There is not really any alternative to this Appropriation (Continuation of Interim Meaning of Funding for Parliamentary Purposes) Bill if Parliament is to operate properly, particularly in the 3 months leading up to polling day. Every party in this House will be in the same bind, which is why it is so disappointing that there is not unanimity in this House over this question. Instead, it has become a political football, even though we just do not have any alternative.
On the Parliamentary Service Commission all parties, including National, worked as best they could to try to sort the implications of the Auditor-General’s decision in relation to spending in the last 3 months before the last election. If we do not clarify this issue through this legislation, all we will be able to do in the last 3 months before an election is to sit in our offices — if we have offices in the cities outside of Parliament — and do individual casework, because it is difficult to sort this out in terms of the Auditor-General’s decision, without clear legislation or reference to the Speaker’s direction. At one end, as the legislation makes clear, we can cut out anything that calls for a vote for a person or a party, that calls for people to join a party, or that calls for money for that party. Those things are clearly ruled out in this legislation. We can clearly establish that if any advertising — particularly during that 3-month period leading up to the election that the Auditor-General is so worried about — calls for any of those four things, then that advertising is not parliamentary business and is not paid for out of a parliamentary budget.
At the other end of the spectrum — and some of the Auditor-General’s rulings are confusing, as the previous speaker, Peter Brown, indicated — if we are dealing purely with policy and members of Parliament explaining policy, then that should not be included in this ban. If it is included, we run the risk of virtually the whole of Parliament closing down and all the staff being sacked for the last 3 months before the general election.
In between those two poles of things calling for votes, members, or money and things dealing with policy there is a whole grey area in the middle of what we might call sloganeering. This includes using billboards for sloganeering that do not necessarily tell people to vote for the National Party, the Green Party, the Labour Party, or whatever, but that are sort of in a bit of a grey area in the middle. That still has to be sorted out — we still have some work to do. We have not had time to work it all through in this Parliament before establishing rules for the next election, so we had to roll things over and pass this bill.

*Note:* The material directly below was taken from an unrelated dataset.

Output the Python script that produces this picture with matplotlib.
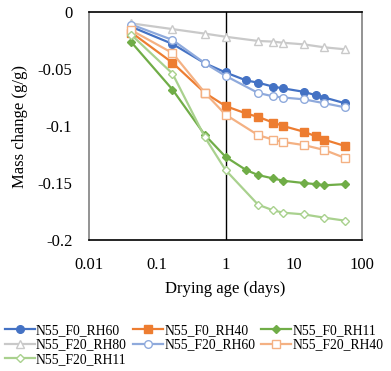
import matplotlib
matplotlib.use("Agg")
import matplotlib.pyplot as plt

plt.rcParams["font.family"] = ["Liberation Serif", "DejaVu Serif"]

# drying ages (days)
age_f0 = [0.0417, 0.167, 0.5, 1, 2, 3, 5, 7, 14, 21, 28, 56]
age_f20 = [0.0417, 0.167, 0.5, 1, 3, 5, 7, 14, 28, 56]

# mass change (g/g)
f0_rh60 = [-0.013, -0.028, -0.045, -0.053, -0.060, -0.062, -0.0655, -0.067, -0.070, -0.073, -0.075, -0.080]
f0_rh40 = [-0.018, -0.0445, -0.071, -0.0825, -0.089, -0.092, -0.097, -0.100, -0.105, -0.109, -0.112, -0.1175]
f0_rh11 = [-0.0265, -0.068, -0.108, -0.127, -0.1386, -0.143, -0.146, -0.148, -0.150, -0.151, -0.152, -0.151]
f20_rh80 = [-0.010, -0.015, -0.019, -0.0217, -0.0254, -0.026, -0.027, -0.0284, -0.031, -0.0327]
f20_rh60 = [-0.011, -0.0245, -0.045, -0.056, -0.071, -0.074, -0.075, -0.0766, -0.080, -0.0836]
f20_rh40 = [-0.016, -0.036, -0.071, -0.090, -0.108, -0.112, -0.114, -0.1167, -0.121, -0.128]
f20_rh11 = [-0.020, -0.054, -0.110, -0.1386, -0.169, -0.174, -0.176, -0.1775, -0.1804, -0.183]

fig = plt.figure(figsize=(3.91, 3.71), dpi=100)
ax = fig.add_axes([0.2276, 0.353, 0.6984, 0.6147])

h = {}
h["A"], = ax.plot(age_f0, f0_rh60, "-o", color="#4472C4", lw=1.6, ms=5.5, label="N55_F0_RH60")
h["B"], = ax.plot(age_f0, f0_rh40, "-s", color="#ED7D31", lw=1.6, ms=5.5, label="N55_F0_RH40")
h["C"], = ax.plot(age_f0, f0_rh11, "-D", color="#70AD47", lw=1.6, ms=4.2, label="N55_F0_RH11")
h["D"], = ax.plot(age_f20, f20_rh80, "-^", color="#C9C9C9", lw=1.6, ms=6, mfc="white", label="N55_F20_RH80")
h["E"], = ax.plot(age_f20, f20_rh60, "-o", color="#8FAADC", lw=1.6, ms=5.5, mfc="white", label="N55_F20_RH60")
h["F"], = ax.plot(age_f20, f20_rh40, "-s", color="#F4B183", lw=1.6, ms=5.5, mfc="white", label="N55_F20_RH40")
h["G"], = ax.plot(age_f20, f20_rh11, "-D", color="#A9D18E", lw=1.6, ms=4.2, mfc="white", label="N55_F20_RH11")

ax.axvline(1, color="black", lw=1, zorder=1)

ax.set_xscale("log")
ax.set_xlim(0.01, 100)
ax.set_ylim(-0.2, 0)
ax.set_xticks([0.01, 0.1, 1, 10, 100])
ax.set_xticklabels(["0.01", "0.1", "1", "10", "100"])
ax.set_yticks([0, -0.05, -0.1, -0.15, -0.2])
ax.set_yticklabels(["0", "-0.05", "-0.1", "-0.15", "-0.2"])
ax.minorticks_off()
ax.tick_params(length=0, labelsize=12)
ax.tick_params(axis="x", pad=12)
ax.tick_params(axis="y", pad=12)

ax.spines["left"].set_color("#808080")
ax.spines["right"].set_color("#808080")
ax.spines["top"].set_color("black")
ax.spines["bottom"].set_color("black")
for s in ax.spines.values():
    s.set_linewidth(1.2)

ax.set_xlabel("Drying age (days)", fontsize=12, labelpad=6)
ax.set_ylabel("Mass change (g/g)", fontsize=12, labelpad=7)

order = ["A", "D", "G", "B", "E", "C", "F"]
fig.legend([h[k] for k in order], [h[k].get_label() for k in order],
           loc="upper left", bbox_to_anchor=(0.005, 0.135), ncol=3, frameon=False,
           fontsize=9.8, handlelength=2.2, handletextpad=0.1, columnspacing=0.45,
           labelspacing=0.12, borderaxespad=0.0, borderpad=0.2)

fig.savefig("out.png", dpi=100)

As has come up in Parliament today, the Greens have an idea of people outside of Parliament, a body representing the citizenry — we call it a Citizens’ Assembly — somehow getting to grips with this issue, as well. When MPs approach this issue they do so with a certain bias that comes with being in an incumbent party, and a certain vested interest. It would be good to have that independent look at it. It is true, and it cannot be completely avoided, that incumbent parties do have a certain advantage in the election period. We have resources — communications resources, travel resources, office resources — based on incumbency, which gives us an advantage, perhaps, over parties that are not represented in Parliament and are trying to get into Parliament, or individuals who are trying to get into Parliament. That is a structural problem, so we have to take advice. I think the Citizens’ Assembly is a way to help to achieve that, and to redress some of that imbalance. I do not think it can ever be completely redressed, but I think we have to proceed in an objective way.
I think we should work together on this issue, so it is disappointing that all the parties are not working together on it and that some parties in this House today are using the issue as a political battering ram, when we are really all in the same boat in that respect. So, hopefully, we can all work together, support this bill, and try to fine-tune it over the next year or two. Thank you.